MIQUEL ESCUDERO-EL CORREO

Hace más de diez años que el fotógrafo británico David Salter visitó la reserva natural de Tangkoko, en Indonesia. Tras hacer fotos de cerca a unos monos, dejó su cámara en el suelo y uno de ellos la recogió y se puso a imitarle. Disparó a troche y moche y sacó un montón de fotos, casi todas borrosas, pero algunas fueron magníficos autorretratos que pasaron a integrarse en un libro del fotógrafo. Sucedió que aquellas asombrosas y originales imágenes circularon vertiginosamente por las redes sociales. David Salter presentó una demanda por violar sus derechos de autor; aunque, según dijo, las fotos no las había hecho él.

En 2014 la Justicia norteamericana le negó la propiedad de aquellas fotos, alegando que un objeto no producido por un ser humano no está sujeto a derechos de autor. No acabó aquí la cosa. Al poco, en las instancias judiciales se recibió otra demanda. Esta vez, una organización en defensa de los derechos de los animales acusó a Salter de violar los derechos de autor de los macacos. Los animalistas se arrogaban el derecho de gestionar los beneficios económicos que se obtuvieran.
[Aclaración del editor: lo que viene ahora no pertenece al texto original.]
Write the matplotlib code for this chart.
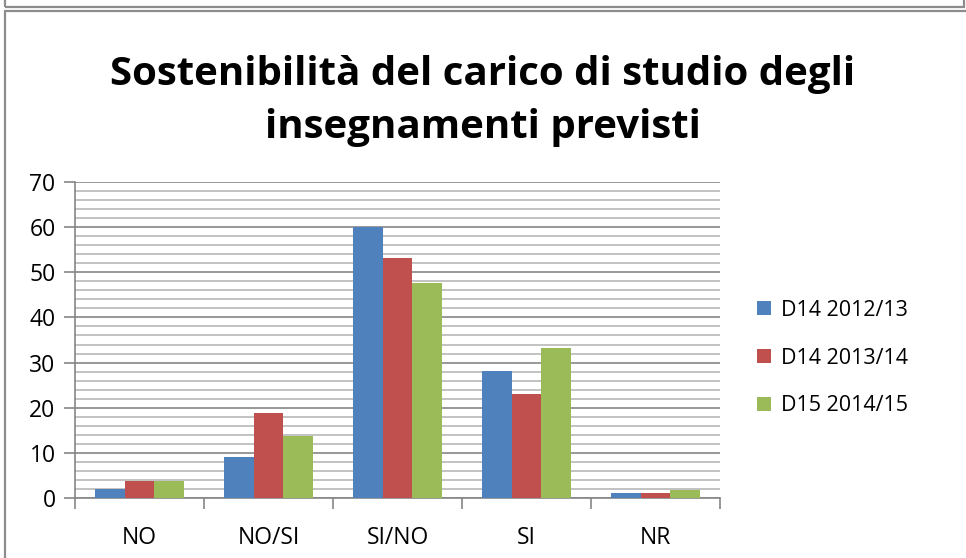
import numpy as np
import matplotlib
matplotlib.use('Agg')
import matplotlib.pyplot as plt
from matplotlib.patches import Rectangle

plt.rcParams['font.family'] = ['Open Sans', 'DejaVu Sans']

categories = ['NO', 'NO/SI', 'SI/NO', 'SI', 'NR']
d14_2012 = [2.0, 9.0, 60.0, 28.1, 1.0]
d14_2013 = [3.7, 18.8, 53.1, 23.0, 1.1]
d15_2014 = [3.7, 13.7, 47.6, 33.2, 1.8]
series_names = ['D14 2012/13', 'D14 2013/14', 'D15 2014/15']
colors = ['#4F81BD', '#C0504D', '#9BBB59']

W, H = 966, 558
fig = plt.figure(figsize=(W/100, H/100), dpi=100)

# frames of the sheet screenshot (upper one cut at top, lower one cut at right/bottom)
fig.patches.append(Rectangle((5/W, 1-7/H), 959/W, 20/H, transform=fig.transFigure,
                             fill=False, edgecolor='#8c8c8c', lw=1.6))
fig.patches.append(Rectangle((5/W, -0.05), 1.0, 1-11/H+0.05, transform=fig.transFigure,
                             fill=False, edgecolor='#8c8c8c', lw=1.6))

ax = fig.add_axes([75/W, 1-498/H, 645/W, 316/H])

x = np.arange(len(categories))
w = 0.232
for i, (vals, name) in enumerate(zip([d14_2012, d14_2013, d15_2014], series_names)):
    ax.bar(x + (i-1)*w, vals, width=w, color=colors[i], label=name, zorder=3)

ax.set_xlim(-0.5, len(categories)-0.5)
ax.set_ylim(0, 70)
ax.set_yticks(range(0, 71, 10))
ax.set_yticks(range(0, 71, 2), minor=True)
ax.grid(axis='y', which='major', color='#868686', lw=1.2, zorder=0)
ax.grid(axis='y', which='minor', color='#b8b8b8', lw=1.2, zorder=0)

ax.set_xticks(np.arange(-0.5, len(categories), 1))
ax.set_xticklabels([])
ax.set_xticks(x, minor=True)
ax.set_xticklabels(categories, minor=True)
ax.tick_params(axis='x', which='major', length=8, color='#868686', width=1.2)
ax.tick_params(axis='x', which='minor', length=0, pad=20, labelsize=16.5)
ax.tick_params(axis='y', which='major', length=8, color='#868686', width=1.2, labelsize=16.5, pad=6)
ax.tick_params(axis='y', which='minor', length=0)

for s in ['top', 'right']:
    ax.spines[s].set_visible(False)
for s in ['left', 'bottom']:
    ax.spines[s].set_color('#868686')
    ax.spines[s].set_linewidth(1.2)

fig.text(0.5, 1-75/H, 'Sostenibilità del carico di studio degli', ha='center', va='center',
         fontsize=29, fontweight='bold')
fig.text(0.5, 1-128/H, 'insegnamenti previsti', ha='center', va='center',
         fontsize=29, fontweight='bold')

ax.legend(loc='center left', bbox_to_anchor=(757/W, 1-358/H), bbox_transform=fig.transFigure,
          frameon=False, fontsize=15.5, handlelength=0.65, handleheight=0.65, handletextpad=0.45,
          labelspacing=1.25, borderpad=0, borderaxespad=0)

fig.savefig('out.png', dpi=100)
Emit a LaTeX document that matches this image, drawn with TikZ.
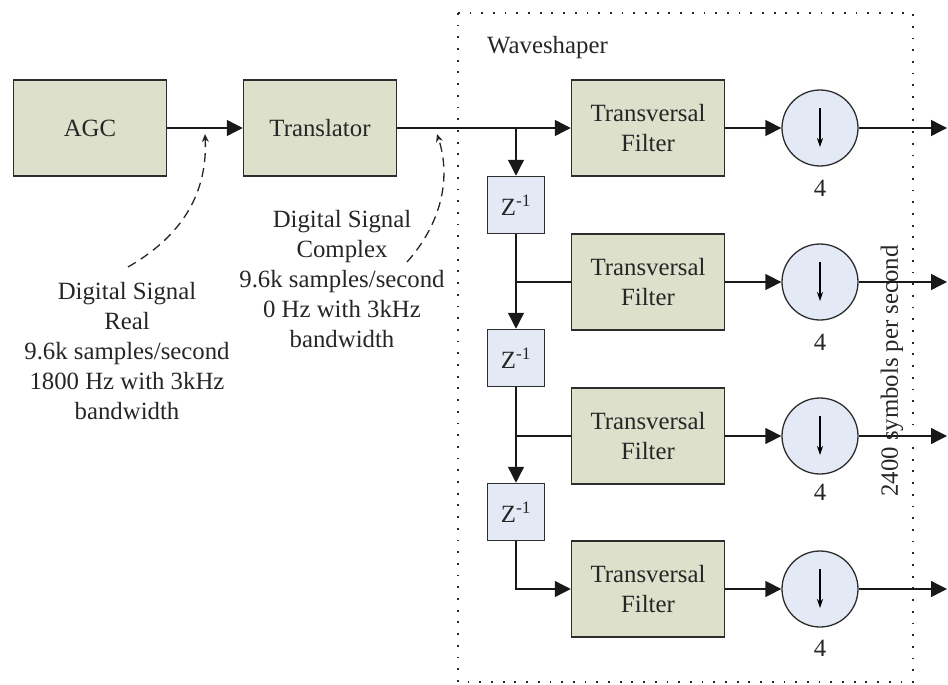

El juez sentenció que el macaco Naruto no tenía personalidad jurídica y no podía adquirir ni conservar dinero, ni tampoco perder reputación: «¿Qué beneficios financieros podrían postularse para él?». Parece que, bajo mano, Salter y los denunciantes llegaron a un acuerdo económico.

Con asombro, me topé con esta anécdota leyendo un libro del matemático Marcus du Sautoy. Aunque tengo claro que los animales carecen de derechos, pues éstos sólo son humanos, los hombres tienen un inexcusable deber de tratar a los animales con respeto y civismo.